Saturday, February 20, 2016

The Naming of Dogs

Naming one dog is pretty easy. I like to use names with easily recognizable two-syllable calls, and one-syllable attention-getters. Vowel sounds are very important, dogs aren't great at telling consonants apart. Neither am I, sometimes I can see a person's mouth making one sound while I still here a different one. For me, it's called an auditory processing disorder. For the dogs, it's perfectly normal.

Brisbane and Sisci
Photo by Erin Koski
Brisbane's name is pronounced 'briz-BAIN', because I am an uncultured American. Also because it's a really easy sound to shout very loudly. I call him Brizzy or Mr. Bane for fun, and just Briz when I need to get his attention to give him a command.
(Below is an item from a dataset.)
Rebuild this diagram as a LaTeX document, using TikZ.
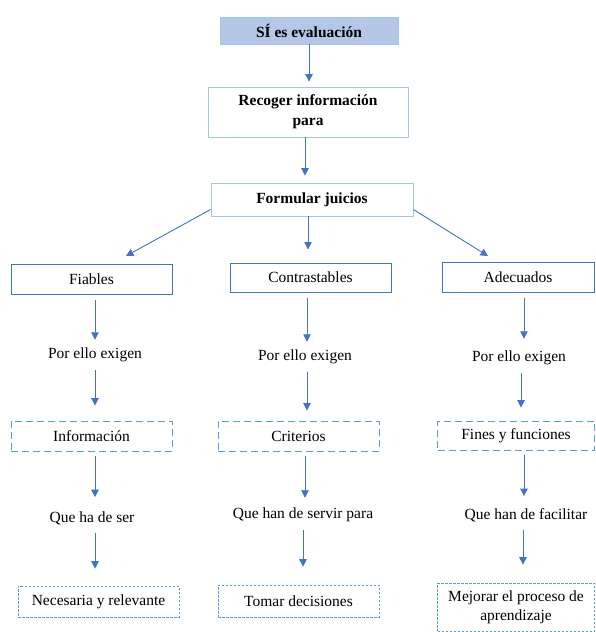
\documentclass[tikz,border=0pt]{standalone}
\usepackage{fontspec}
\setmainfont{Liberation Serif}
\usetikzlibrary{arrows.meta}

\definecolor{topfill}{HTML}{B4C7E7}
\definecolor{lightline}{HTML}{A9C4EA}
\definecolor{darkline}{HTML}{4472C4}
\definecolor{dashline}{HTML}{5B9BD5}
\definecolor{arrowcol}{HTML}{4472C4}

\tikzset{
  base/.style={font=\fontsize{15.5}{19}\selectfont, align=center, inner sep=3pt},
  topbox/.style={base, fill=topfill, draw=lightline, font=\fontsize{15.5}{19}\selectfont\bfseries},
  boldbox/.style={base, draw=lightline, line width=0.8pt, font=\fontsize{15.5}{20}\selectfont\bfseries},
  solidbox/.style={base, draw=darkline, line width=1pt},
  dashbox/.style={base, draw=dashline, line width=0.9pt, dash pattern=on 7pt off 4pt},
  dotbox/.style={base, draw=dashline, line width=0.7pt, dash pattern=on 2.5pt off 1.5pt},
  plain/.style={base},
  arr/.style={draw=arrowcol, line width=0.9pt, -{Triangle[width=7.5pt,length=7.5pt]},
    shorten <=5pt, shorten >=5pt}
}

\begin{document}
\begin{tikzpicture}[x=1pt, y=-1pt]
  \useasboundingbox (0,0) rectangle (595,632);

  % top part
  \node[topbox, minimum width=178pt, minimum height=27pt] (top) at (309,30.5) {SÍ es evaluación};
  \node[boldbox, minimum width=200pt, minimum height=50pt] (rec) at (308,112) {Recoger información\\para};
  \node[boldbox, minimum width=202pt, minimum height=33pt] (fj) at (312,199.5) {Formular juicios};

  \draw[arr, shorten <=0pt] (top) -- (top |- rec.north);
  \draw[arr, shorten <=0pt, shorten >=7pt] ([xshift=-3pt]rec.south) -- ([xshift=-3pt]rec.south |- fj.north);

  % three branches
  \node[solidbox, minimum width=161pt, minimum height=30pt] (fia) at (91.5,279) {Fiables};
  \node[solidbox, minimum width=161pt, minimum height=29pt] (con) at (310.5,277.5) {Contrastables};
  \node[solidbox, minimum width=152pt, minimum height=30pt] (ade) at (518,277) {Adecuados};

  \coordinate (fl) at (126,256);
  \coordinate (fr) at (488,256);
  \draw[arr, shorten <=0pt, shorten >=0pt] ([yshift=-10pt]fj.west) -- (fl);
  \draw[arr, shorten <=0pt, shorten >=0pt] ([yshift=-10pt]fj.east) -- (fr);
  \draw[arr, shorten <=0pt, shorten >=13pt] ([xshift=-4pt]fj.south) -- ([xshift=-4pt]fj.south |- con.north);

  % first column
  \node[plain] (p1) at (95,355) {Por ello exigen};
  \node[dashbox, minimum width=161pt, minimum height=30pt] (inf) at (91.5,436) {Información};
  \node[plain] (q1) at (92,518) {Que ha de ser};
  \node[dotbox, minimum width=161pt, minimum height=31pt] (nec) at (98.5,601.5) {Necesaria y relevante};

  \draw[arr] (p1 |- fia.south) -- (p1.north);
  \draw[arr, shorten >=15pt] (p1.south) -- (p1 |- inf.north);
  \draw[arr, shorten >=11pt] (p1 |- inf.south) -- (p1 |- q1.north);
  \draw[arr, shorten >=17pt] (p1 |- q1.south) -- (p1 |- nec.north);

  % second column
  \node[plain] (p2) at (305,357) {Por ello exigen};
  \node[dashbox, minimum width=161pt, minimum height=30pt] (cri) at (298.5,436) {Criterios};
  \node[plain] (q2) at (303,515) {Que han de servir para};
  \node[dotbox, minimum width=161pt, minimum height=32pt] (tom) at (298.5,601) {Tomar decisiones};

  \draw[arr] ([xshift=2pt]p2 |- con.south) -- ([xshift=2pt]p2.north);
  \draw[arr, shorten >=10pt] ([xshift=2pt]p2.south) -- ([xshift=2pt]p2 |- cri.north);
  \draw[arr, shorten >=7pt] (p2 |- cri.south) -- (p2 |- q2.north);
  \draw[arr, shorten >=18pt] (q2.south) -- (q2 |- tom.north);

  % third column
  \node[plain] (p3) at (519,358) {Por ello exigen};
  \node[dashbox, minimum width=157pt, minimum height=29pt] (fin) at (516,435.5) {Fines y funciones};
  \node[plain] (q3) at (526,515) {Que han de facilitar};
  \node[dotbox, minimum width=157pt, minimum height=48pt] (mej) at (516,607) {Mejorar el proceso de\\aprendizaje};

  \draw[arr, shorten >=9pt] ([xshift=5pt]p3 |- ade.south) -- ([xshift=5pt]p3.north);
  \draw[arr, shorten >=13pt] ([xshift=2pt]p3.south) -- ([xshift=2pt]p3 |- fin.north);
  \draw[arr, shorten >=9pt] ([xshift=-2pt]q3 |- fin.south) -- ([xshift=-2pt]q3.north);
  \draw[arr, shorten >=18pt] ([xshift=-3pt]q3.south) -- ([xshift=-3pt]q3 |- mej.north);
\end{tikzpicture}
\end{document}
He is very tuned into that 'short i' sound.

Ru is pronounced 'roo' like 'kangaroo', but I decided to spell it weird because I didn't want a stupid little Winnie the Pooh dog. Turns out spelling had nothing to do with it, and he was a stupid little Winnie the Pooh dog all along. I call Ru with repeating vowel sounds, "Rurururururururururu!" He actually comes to any repetitive sound though, "bababababa!" "kikikikikikiki!"

Sisci came with her name, and it's a good one. Names that end with an -ee sound are great for shouting over long distances, and easy for dogs to recognize. The only problem is that I end up calling her 'Sis' for short. This is a great attention-getting sound. "Sis, come!" "Sis, up!"

What's wrong with "Sis"? It uses the same 'short i' sound as "Briz". Now my cattledogs have no idea who I'm talking to unless I say their entire name. Brisbane knows he's "short i, long a", Sisci knows she's "short i, long e", neither of them can tell the difference when I use their abbreviated names.

The solution for this is clearly to rename Sisci. I've always planned on calling her Godzilla, I just need to work on making it stick. She already recognizes this as a name, so it's really just a matter of habit for me.